Focusing on many tasks at a time can lead to frustration. A good rule of thumb is to start with tasks that are easy to do but can have a lot of impact on your organization. These types of tasks can build momentum and credibility for your improvement efforts, so it becomes easier to get the support that you need from your top management.
Step 3: Methodology
After identifying and prioritizing your areas of focus, it’s time to decide on the methodology you will use to improve your PM program. There are many different methodologies available, such as Reliability-centered Maintenance (RCM) and Preventive Maintenance Optimization (PMO).
It’s important to choose a methodology that is appropriate for your organization and the equipment you are working with. You can pick which is best for your situation by reading this article on the Types of Maintenance.
Step 4: Test your Methodology
Before implementing your methodology, you should test it to ensure that it is effective. Start with a small system that is relatively easy to deliver good results with. This will help you identify problems that need to be addressed before large-scale implementation.
After evaluating the PMs on a smaller scale, you can analyze the results, summarize the benefits, and present everything to management. Extrapolate the findings to the remaining opportunities identified in step 1 so you can build a business case for a larger improvement project.
Step 5: Initiate and deliver PM improvement project
Once you have tested your methodology and made necessary adjustments, you can now start your PM improvement project. This step involves implementing the new approach across your organization and ensuring that all employees are trained and equipped to use it.

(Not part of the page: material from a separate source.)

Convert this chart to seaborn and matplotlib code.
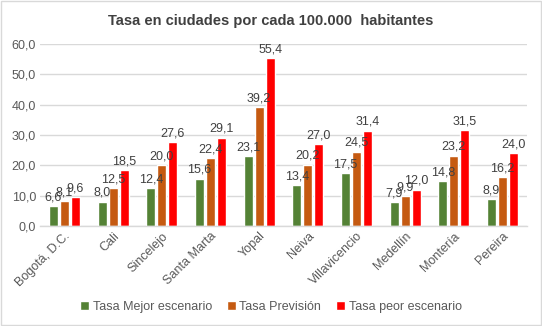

It is important to communicate the changes to all employees and provide them with the support they need to make the transition. With that in mind, you will need to apply the necessary project management and change management principles to overcome resistance to implementation.
Here are some tips for successfully initiating and delivering your PM project:
- Very specific methodologies like PMO and RCM can be difficult to deliver successfully because they require a large amount of expertise and resources. And if you fail, it will become more difficult to get support from your top management for future improvements.
- If you’re hiring external contractors to implement RCM or PMO for you, you need to have support and commitment from all parties, not just for the initial pilot but also for the ongoing program.
- You don’t need expensive technology or software to create a successful preventive maintenance program.
- Make sure that you have effective work instructions that are sufficiently detailed, and properly controlled so that you reduce variability in task execution and improve the effectiveness of your PM Program.
Step 6: Create a system for evaluation and improvements
The last step is to build a system for feedback, evaluation, and improvements into your PM program. This means regularly reviewing the program to see if it’s working, and then making adjustments as needed. This step is important because it ensures that your PM program is continuously improving and stays current and effective.
Improving your PM program doesn’t have to be complicated. You just need to apply the basic principles of a modern maintenance program. And by following the six steps outlined in this article, you can improve your PM program and ensure that your equipment and machinery are functioning properly.
Remember to analyze your current program, prioritize areas for improvement, develop an effective methodology, test it, initiate and deliver the PM improvement project, and finally build a system for continuous improvement. With a well-designed and executed PM program, you can minimize downtime and prolong the life of your equipment.